(Exercise directions):
Begin with the first line below and retype each line exactly through the line containing "const xTicks = [2500, 2700, 2900, 3100, 3300, 3500, 3700, 3900];". Any pictures are to be left out.

## START

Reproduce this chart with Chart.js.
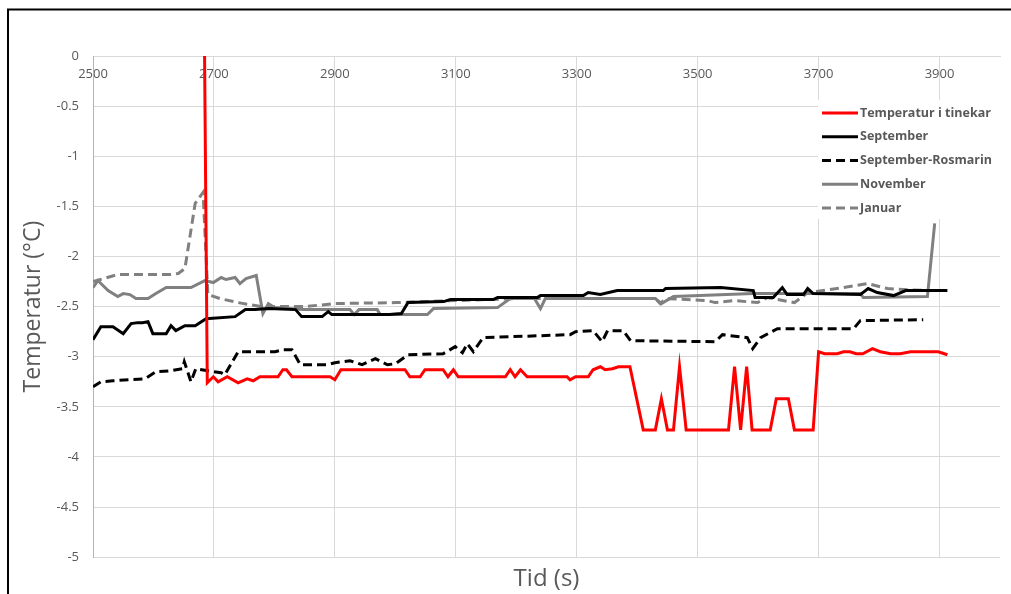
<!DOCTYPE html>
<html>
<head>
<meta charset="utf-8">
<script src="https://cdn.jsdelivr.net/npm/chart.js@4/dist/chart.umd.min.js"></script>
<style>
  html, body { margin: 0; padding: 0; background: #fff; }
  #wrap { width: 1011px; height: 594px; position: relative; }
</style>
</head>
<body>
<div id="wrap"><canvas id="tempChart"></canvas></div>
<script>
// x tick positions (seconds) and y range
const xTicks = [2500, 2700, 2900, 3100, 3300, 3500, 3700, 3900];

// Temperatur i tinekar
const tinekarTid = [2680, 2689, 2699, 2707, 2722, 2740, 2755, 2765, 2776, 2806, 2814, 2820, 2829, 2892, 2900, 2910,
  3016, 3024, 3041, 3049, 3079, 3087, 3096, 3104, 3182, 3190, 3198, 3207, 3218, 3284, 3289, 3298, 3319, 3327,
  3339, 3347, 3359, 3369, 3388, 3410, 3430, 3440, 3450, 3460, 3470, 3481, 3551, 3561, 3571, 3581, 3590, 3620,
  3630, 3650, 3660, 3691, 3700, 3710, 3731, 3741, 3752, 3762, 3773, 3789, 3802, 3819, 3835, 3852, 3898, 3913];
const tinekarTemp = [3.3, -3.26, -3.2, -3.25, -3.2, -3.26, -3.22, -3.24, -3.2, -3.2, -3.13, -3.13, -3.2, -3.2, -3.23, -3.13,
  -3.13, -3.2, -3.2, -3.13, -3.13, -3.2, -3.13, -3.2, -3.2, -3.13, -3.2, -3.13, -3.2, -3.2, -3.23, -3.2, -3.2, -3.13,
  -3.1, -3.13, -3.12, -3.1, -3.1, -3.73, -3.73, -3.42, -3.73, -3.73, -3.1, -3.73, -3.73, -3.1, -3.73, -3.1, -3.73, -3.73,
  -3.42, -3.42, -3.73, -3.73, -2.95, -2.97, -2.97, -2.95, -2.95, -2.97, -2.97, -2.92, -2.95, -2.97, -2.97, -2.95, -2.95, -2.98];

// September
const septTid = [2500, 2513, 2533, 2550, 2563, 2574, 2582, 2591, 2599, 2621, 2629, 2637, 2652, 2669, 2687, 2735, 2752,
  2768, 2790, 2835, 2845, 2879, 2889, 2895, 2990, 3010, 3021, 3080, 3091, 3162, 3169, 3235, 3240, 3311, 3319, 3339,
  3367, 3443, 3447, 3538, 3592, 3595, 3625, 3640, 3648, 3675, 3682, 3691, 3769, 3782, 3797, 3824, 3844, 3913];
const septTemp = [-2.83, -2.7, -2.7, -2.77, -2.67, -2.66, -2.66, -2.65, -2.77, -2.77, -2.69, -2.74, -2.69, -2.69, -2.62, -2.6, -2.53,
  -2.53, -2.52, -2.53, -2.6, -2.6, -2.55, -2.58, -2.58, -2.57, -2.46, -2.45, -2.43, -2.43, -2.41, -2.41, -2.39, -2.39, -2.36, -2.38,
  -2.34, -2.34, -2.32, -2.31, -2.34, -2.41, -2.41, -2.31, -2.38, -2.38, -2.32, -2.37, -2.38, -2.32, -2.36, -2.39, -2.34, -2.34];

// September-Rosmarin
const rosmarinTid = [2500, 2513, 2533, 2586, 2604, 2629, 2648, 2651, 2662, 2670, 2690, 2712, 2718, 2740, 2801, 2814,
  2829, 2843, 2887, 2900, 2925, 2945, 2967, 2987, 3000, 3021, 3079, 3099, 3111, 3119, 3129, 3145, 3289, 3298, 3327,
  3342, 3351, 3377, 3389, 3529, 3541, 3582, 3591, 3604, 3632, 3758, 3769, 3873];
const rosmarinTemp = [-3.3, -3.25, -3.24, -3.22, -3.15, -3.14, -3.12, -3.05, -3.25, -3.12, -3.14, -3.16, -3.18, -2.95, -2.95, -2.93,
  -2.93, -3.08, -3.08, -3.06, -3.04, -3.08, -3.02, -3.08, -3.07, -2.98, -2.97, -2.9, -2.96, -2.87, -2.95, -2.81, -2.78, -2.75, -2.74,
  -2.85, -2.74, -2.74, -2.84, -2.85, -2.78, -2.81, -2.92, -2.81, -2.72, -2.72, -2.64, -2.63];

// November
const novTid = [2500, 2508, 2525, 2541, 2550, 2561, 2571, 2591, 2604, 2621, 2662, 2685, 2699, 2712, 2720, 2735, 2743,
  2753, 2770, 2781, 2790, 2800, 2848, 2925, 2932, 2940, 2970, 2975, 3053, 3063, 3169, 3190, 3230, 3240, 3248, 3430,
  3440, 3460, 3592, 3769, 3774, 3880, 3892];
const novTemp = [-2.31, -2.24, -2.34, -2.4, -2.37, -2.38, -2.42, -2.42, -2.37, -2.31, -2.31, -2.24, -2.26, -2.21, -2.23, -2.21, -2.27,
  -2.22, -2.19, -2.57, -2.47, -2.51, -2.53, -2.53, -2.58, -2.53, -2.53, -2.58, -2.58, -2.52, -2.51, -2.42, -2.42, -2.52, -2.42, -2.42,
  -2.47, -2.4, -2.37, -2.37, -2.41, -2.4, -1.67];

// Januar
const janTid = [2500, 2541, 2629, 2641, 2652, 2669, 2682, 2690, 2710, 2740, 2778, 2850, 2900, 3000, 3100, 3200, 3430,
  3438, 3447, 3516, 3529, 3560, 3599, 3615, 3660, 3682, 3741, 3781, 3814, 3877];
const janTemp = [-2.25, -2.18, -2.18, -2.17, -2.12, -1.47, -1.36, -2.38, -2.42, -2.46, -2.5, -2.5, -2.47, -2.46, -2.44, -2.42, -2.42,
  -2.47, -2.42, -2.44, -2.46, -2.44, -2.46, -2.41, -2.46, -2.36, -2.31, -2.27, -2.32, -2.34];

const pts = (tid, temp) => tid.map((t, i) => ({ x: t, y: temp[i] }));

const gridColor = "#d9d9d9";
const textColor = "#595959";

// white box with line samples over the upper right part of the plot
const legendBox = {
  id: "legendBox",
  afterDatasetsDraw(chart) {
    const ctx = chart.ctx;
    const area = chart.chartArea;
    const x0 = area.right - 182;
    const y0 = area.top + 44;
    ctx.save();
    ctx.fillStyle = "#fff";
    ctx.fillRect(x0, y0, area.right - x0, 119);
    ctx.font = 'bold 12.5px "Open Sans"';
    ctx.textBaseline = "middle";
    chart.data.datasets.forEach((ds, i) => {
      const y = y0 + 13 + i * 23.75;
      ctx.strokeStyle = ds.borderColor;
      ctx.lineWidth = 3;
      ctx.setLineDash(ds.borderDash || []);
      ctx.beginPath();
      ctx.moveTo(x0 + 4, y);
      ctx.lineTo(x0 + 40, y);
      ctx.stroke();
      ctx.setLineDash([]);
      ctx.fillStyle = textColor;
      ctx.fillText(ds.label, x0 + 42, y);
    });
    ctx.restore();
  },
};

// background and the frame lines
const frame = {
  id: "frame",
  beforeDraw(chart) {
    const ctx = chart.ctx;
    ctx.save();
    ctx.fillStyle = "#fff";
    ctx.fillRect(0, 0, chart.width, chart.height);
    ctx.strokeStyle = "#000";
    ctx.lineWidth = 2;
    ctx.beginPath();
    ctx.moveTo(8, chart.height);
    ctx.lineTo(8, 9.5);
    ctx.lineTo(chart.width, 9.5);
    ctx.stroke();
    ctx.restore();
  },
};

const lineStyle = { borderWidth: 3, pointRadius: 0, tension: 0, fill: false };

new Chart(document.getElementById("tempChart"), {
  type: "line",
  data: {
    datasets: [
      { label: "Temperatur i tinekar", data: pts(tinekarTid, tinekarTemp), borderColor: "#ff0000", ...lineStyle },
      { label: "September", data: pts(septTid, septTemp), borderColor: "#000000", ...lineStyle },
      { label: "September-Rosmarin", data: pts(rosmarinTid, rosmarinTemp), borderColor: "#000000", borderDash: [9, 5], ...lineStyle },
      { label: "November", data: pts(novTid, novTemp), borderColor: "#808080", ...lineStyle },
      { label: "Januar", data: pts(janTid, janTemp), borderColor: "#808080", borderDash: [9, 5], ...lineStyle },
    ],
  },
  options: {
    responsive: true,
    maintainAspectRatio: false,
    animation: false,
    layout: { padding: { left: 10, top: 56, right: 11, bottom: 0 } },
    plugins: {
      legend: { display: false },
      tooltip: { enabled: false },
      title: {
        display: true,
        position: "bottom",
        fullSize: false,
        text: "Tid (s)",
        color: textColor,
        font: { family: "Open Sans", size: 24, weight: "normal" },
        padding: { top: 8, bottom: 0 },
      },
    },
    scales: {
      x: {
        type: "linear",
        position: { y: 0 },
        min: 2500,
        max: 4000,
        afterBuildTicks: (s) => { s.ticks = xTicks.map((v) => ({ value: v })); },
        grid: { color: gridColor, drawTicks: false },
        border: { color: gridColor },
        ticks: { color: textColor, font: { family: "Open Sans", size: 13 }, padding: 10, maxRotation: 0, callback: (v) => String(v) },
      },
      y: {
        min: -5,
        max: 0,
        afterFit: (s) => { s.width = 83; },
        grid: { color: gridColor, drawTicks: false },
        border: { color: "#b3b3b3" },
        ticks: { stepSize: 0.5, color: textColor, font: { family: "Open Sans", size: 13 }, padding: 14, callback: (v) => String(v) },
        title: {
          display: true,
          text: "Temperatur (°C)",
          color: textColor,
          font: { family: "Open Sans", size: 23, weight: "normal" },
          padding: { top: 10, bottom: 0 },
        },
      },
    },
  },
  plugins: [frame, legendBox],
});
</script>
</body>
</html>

## END

(Result of this task):
Reproduce this chart with Chart.js.
<!DOCTYPE html>
<html>
<head>
<meta charset="utf-8">
<script src="https://cdn.jsdelivr.net/npm/chart.js@4/dist/chart.umd.min.js"></script>
<style>
  html, body { margin: 0; padding: 0; background: #fff; }
  #wrap { width: 1011px; height: 594px; position: relative; }
</style>
</head>
<body>
<div id="wrap"><canvas id="tempChart"></canvas></div>
<script>
// x tick positions (seconds) and y range
const xTicks = [2500, 2700, 2900, 3100, 3300, 3500, 3700, 3900];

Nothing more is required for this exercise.